[Begin]

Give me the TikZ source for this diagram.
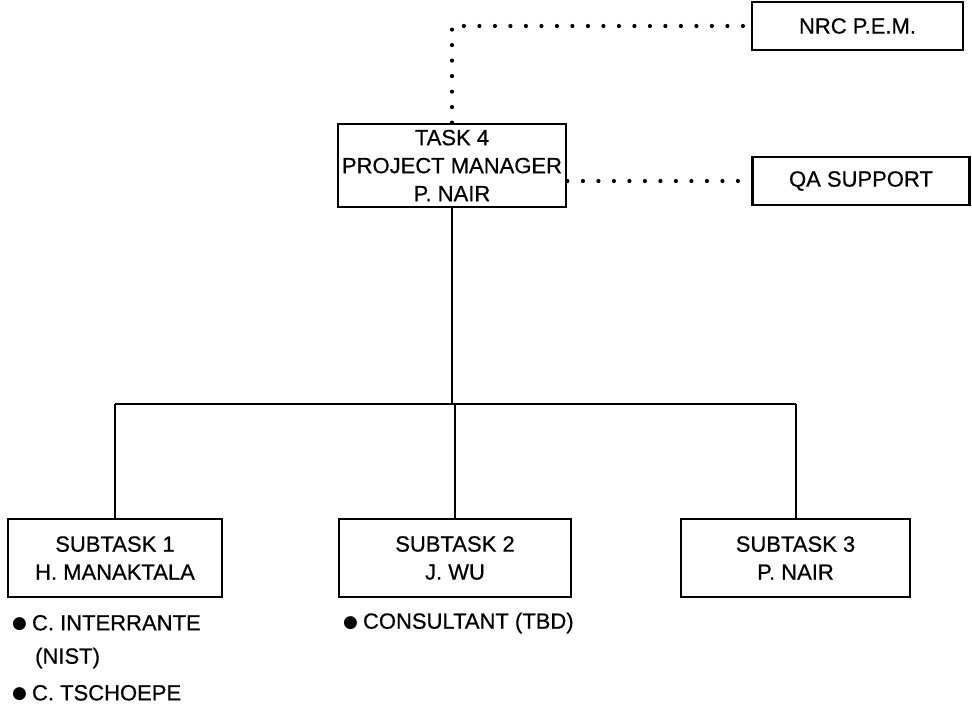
\documentclass[tikz,border=0pt]{standalone}
\usepackage{fontspec}
\setmainfont{Liberation Sans}[FakeBold=0.6]
\newfontfamily\dvfont{DejaVu Sans}
\newcommand{\blt}{\raisebox{1.5pt}{\dvfont\fontsize{17}{17}\selectfont ●}\hspace{5pt}}
\begin{document}
\begin{tikzpicture}[x=1pt,y=-1pt,
  every node/.style={font=\fontsize{22}{28}\selectfont},
  box/.style={draw, line width=2.8pt, align=center, inner sep=0pt},
  link/.style={line width=2pt},
  dots/.style={line width=4.2pt, line cap=round, dash pattern=on 0pt off 15.5pt},
  item/.style={anchor=west, inner sep=0pt}]
\useasboundingbox (0,0) rectangle (972,726);
\node[box, minimum width=211pt, minimum height=48pt] (nrc) at (857.5,26) {NRC P.E.M.};
\node[box, minimum width=228pt, minimum height=83pt] (task) at (452,165.5) {TASK 4\\PROJECT MANAGER\\P. NAIR};
\node[box, minimum width=217pt, minimum height=48pt] (qa) at (861,181) {QA SUPPORT};
\node[box, minimum width=214pt, minimum height=78pt] (s1) at (115,558) {SUBTASK 1\\H. MANAKTALA};
\node[box, minimum width=232pt, minimum height=78pt] (s2) at (455,558) {SUBTASK 2\\J. WU};
\node[box, minimum width=229pt, minimum height=78pt] (s3) at (795.5,558) {SUBTASK 3\\P. NAIR};
\coordinate (bus) at (455,404);
\draw[link] (task.south) -- (task.south |- bus);
\draw[link] (s1.north |- bus) -- (s3.north |- bus);
\draw[link] (s1.north |- bus) -- (s1.north);
\draw[link] (s2.north |- bus) -- (s2.north);
\draw[link] (s3.north |- bus) -- (s3.north);
\draw[dots] (task.north) |- (nrc.west);
\draw[dots] (qa.west -| task.east) -- (qa.west);
\node[item] (i1) at (12,623) {\blt C. INTERRANTE};
\node[item] (i2) at (35,658) {(NIST)};
\node[item] (i3) at (12,693) {\blt C. TSCHOEPE};
\node[item] (i4) at (343,623) {\blt CONSULTANT (TBD)};
\end{tikzpicture}
\end{document}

[End]

- WHAT IS EXPECTED -
Write out the full set of lines verbatim, without the pictures.

- PROBLEM SOLUTION -
Give me the TikZ source for this diagram.
\documentclass[tikz,border=0pt]{standalone}
\usepackage{fontspec}
\setmainfont{Liberation Sans}[FakeBold=0.6]
\newfontfamily\dvfont{DejaVu Sans}
\newcommand{\blt}{\raisebox{1.5pt}{\dvfont\fontsize{17}{17}\selectfont ●}\hspace{5pt}}
\begin{document}
\begin{tikzpicture}[x=1pt,y=-1pt,
  every node/.style={font=\fontsize{22}{28}\selectfont},
  box/.style={draw, line width=2.8pt, align=center, inner sep=0pt},
  link/.style={line width=2pt},
  dots/.style={line width=4.2pt, line cap=round, dash pattern=on 0pt off 15.5pt},
  item/.style={anchor=west, inner sep=0pt}]
\useasboundingbox (0,0) rectangle (972,726);
\node[box, minimum width=211pt, minimum height=48pt] (nrc) at (857.5,26) {NRC P.E.M.};
\node[box, minimum width=228pt, minimum height=83pt] (task) at (452,165.5) {TASK 4\\PROJECT MANAGER\\P. NAIR};
\node[box, minimum width=217pt, minimum height=48pt] (qa) at (861,181) {QA SUPPORT};
\node[box, minimum width=214pt, minimum height=78pt] (s1) at (115,558) {SUBTASK 1\\H. MANAKTALA};
\node[box, minimum width=232pt, minimum height=78pt] (s2) at (455,558) {SUBTASK 2\\J. WU};
\node[box, minimum width=229pt, minimum height=78pt] (s3) at (795.5,558) {SUBTASK 3\\P. NAIR};
\coordinate (bus) at (455,404);
\draw[link] (task.south) -- (task.south |- bus);
\draw[link] (s1.north |- bus) -- (s3.north |- bus);
\draw[link] (s1.north |- bus) -- (s1.north);
\draw[link] (s2.north |- bus) -- (s2.north);
\draw[link] (s3.north |- bus) -- (s3.north);
\draw[dots] (task.north) |- (nrc.west);
\draw[dots] (qa.west -| task.east) -- (qa.west);
\node[item] (i1) at (12,623) {\blt C. INTERRANTE};
\node[item] (i2) at (35,658) {(NIST)};
\node[item] (i3) at (12,693) {\blt C. TSCHOEPE};
\node[item] (i4) at (343,623) {\blt CONSULTANT (TBD)};
\end{tikzpicture}
\end{document}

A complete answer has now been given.